Divorces are emotional and complicated matters, and no one ever seems to be entirely prepared for them. However, protecting your money and assets in case of a divorce is something you need to think about even before marriage. Because while love may be blind, a divorce, especially a hostile one, will open your eyes widely and unveil the reality: marriage is a contract and the clauses benefit both parties. That’s why, many states in the US have established that even if the spouses have separate bank accounts on their names, everything needs to be shared once the marriage ends.
Since around 800,000 people get divorced in America every year, it’s wise to protect yourself from financial harm and take the proper measures. Whether you’re just being cautious or you’re sensing that your marriage can’t be saved, you should take a step back and analyze the situation. Because once the emotional tornado of a divorce takes over, your reason and lucidity might be under attack and, as a result, there are chances you won’t be able to make the wisest decisions.
Tips on how to protect your money in a divorce:
1. Get a prenuptial agreement
As cold and unromantic this might sound, a prenup is the easiest way to protect your money in a divorce. A good prenuptial agreement should benefit both partners and feel like a win-win contract. The document has to clearly state what the partners are entitled to in case of a divorce, especially if one of the partners has fewer assets or a lower earning potential. A prenup is not reserved only to the rich and famous. It’s a tool used by many couples who want to avoid financial loss and complicated divorce.

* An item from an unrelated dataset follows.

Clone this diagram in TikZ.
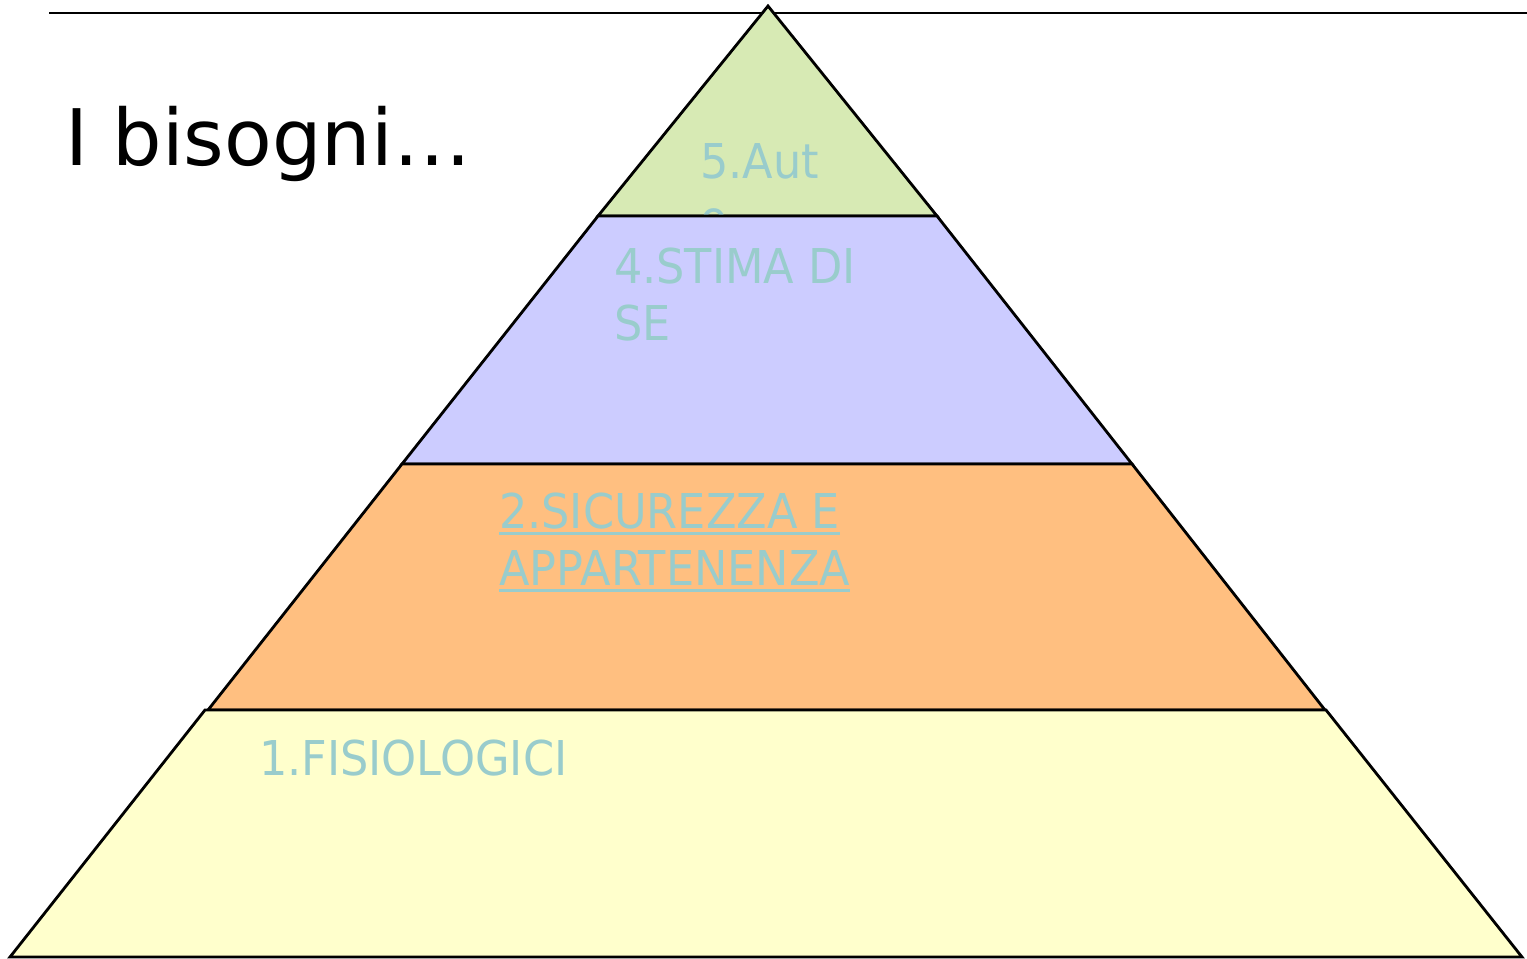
\documentclass[tikz,border=0pt]{standalone}
\usepackage{fontspec}
\setmainfont{DejaVu Sans}
\newfontfamily\labfont[FakeStretch=0.93]{DejaVu Sans}
\definecolor{labcol}{RGB}{153,204,204}
\definecolor{lvfive}{RGB}{215,234,180}
\definecolor{lvfour}{RGB}{204,204,255}
\definecolor{lvtwo}{RGB}{255,191,128}
\definecolor{lvone}{RGB}{255,255,204}
\newcommand\myul[1]{\setbox0\hbox{#1}\rlap{\raisebox{-3.7pt}{\rule{\wd0}{1.7pt}}}\box0}
\tikzset{
  layer/.style={draw=black, line width=1.6pt, line join=miter},
  lab/.style={anchor=base west, inner sep=0pt, outer sep=0pt, text=labcol,
    font=\labfont\fontsize{27.3}{32}\selectfont},
  ttl/.style={anchor=base west, inner sep=0pt, outer sep=0pt,
    font=\fontsize{44.4}{53}\selectfont}
}
\begin{document}
\begin{tikzpicture}[x=0.02cm, y=-0.02cm]
\useasboundingbox (0,0) rectangle (1527,958);
\coordinate (ls) at (49,13);
\coordinate (le) at (1527,13);
\draw[line width=1.4pt] (ls) -- (le);
\node[ttl] (title) at (65,165) {I bisogni…};
% level 5
\draw[layer, fill=lvfive] (768,6) -- (937,216) -- (598,216) -- cycle;
\node[lab] (l5a) at (700,178) {5.Aut};
\node[lab] (l5b) at (700,235) {o};
% level 4
\draw[layer, fill=lvfour] (598,216) -- (937,216) -- (1132,464) -- (402,464) -- cycle;
\node[lab] (l4a) at (614,283) {4.STIMA DI};
\node[lab] (l4b) at (614,340) {SE};
% level 2
\draw[layer, fill=lvtwo] (402,464) -- (1132,464) -- (1325,710) -- (208,710) -- cycle;
\node[lab] (l2a) at (499,528) {\myul{2.SICUREZZA E}};
\node[lab] (l2b) at (499,585) {\myul{APPARTENENZA}};
% level 1
\draw[layer, fill=lvone] (205,710) -- (1326,710) -- (1522,957) -- (10,957) -- cycle;
\node[lab] (l1a) at (259,775) {1.FISIOLOGICI};
\end{tikzpicture}
\end{document}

2. Open separate bank accounts
Opening a separate bank account doesn’t assure the infallible protection of your money, but it does help you to maintain certain spending freedom. Moreover, a separate bank account allows you to be independent and remove yourself from an unhappy marriage without worrying about your day-to-day expenses. It will also help with the costs of a divorce, like an attorney and court fees.
3. Close all joint credit accounts
As soon as you’re sure your divorce is on the way, pay all your joint credit accounts and close them together. If it’s impossible to close a joint account and you don’t work or have an income, it’s best to discuss this matter with your spouse and decide on a way to remove your name from joint accounts under the promise of covering your share of debt once you start working again. If you have money or investments in joint accounts, you can withdraw half of the money or make sure that any withdrawal requires both your signatures.
4. Document everything
Once you’ve taken the decision to file for divorce or you expect for your spouse to file, start documenting everything that might help you protect your money. Put together all your financial records for the past three years, make copies of everything regarding bank accounts, retirement accounts, and investments. If you have access to your spouse’s account statements, make copies. If you’ve bought expensive assets together, take photos of them and add them to your divorce file.
5. Protect your assets
If you’re going through a complicated divorce and you don’t trust your spouse around your assets, you need to be one step ahead and protect them. However, even if you hide your valuable assets, if they were purchased during the marriage, the court needs to know about them to have them valued and split accordingly. Only hide your assets from your spouse and not from the court.
6. Don’t take new debt
As soon as you decide to file for a divorce, you need to start saving enough money to sustain your battle. This is the moment when you have to get rid of your credit card debts and rely only on what you actually earn. Don’t borrow money unless you don’t see any other way to cover the divorce expenses.
7. Analyze your cash sources
If you’re on the road to a hostile divorce, it’s best to take all the necessary measures to protect your rightful share of the money. You’ll need to identify all the financial resources available to you and find ways to protect them. Whether we’re talking about your separate savings account, bonds, and stocks, you have to know what money you have and if they are enough to sustain the negotiations of a rough divorce.
8. Get the credit reports
If you want to protect your money, you need to know everything about your spouse’s money too. That’s why it’s essential to request a copy of their credit report and see what this document reveals. A credit report allows you to find out if your partner has opened credit accounts in their name without your knowledge or if they have made decisions that have negatively impact your credit report too.
9. Study the Qualified Domestic Relations Order
The Qualified Domestic Relations Order (QDRO) is the document used by the courts to divide retirement plans among spouses. You have to study the document and make sure you have all the pieces put together regarding your pensions and 401(k)s. You need to know the value of both accounts and how are they going to be divided in case of a divorce.
10. Come to an agreement regarding alimony
Since alimony is a taxable income and you want to protect your money, it’s best to avoid having the word “alimony” mentioned in the divorce documents. Discuss this aspect with your spouse and find a way to leave the mention of alimony outside the final decree of divorce.
Bonus tip: If you receive an inheritance while married, keep it separate. If you invest it in the house, the money will automatically be considered “commingled”, and you’ll find it impossible to reclaim it.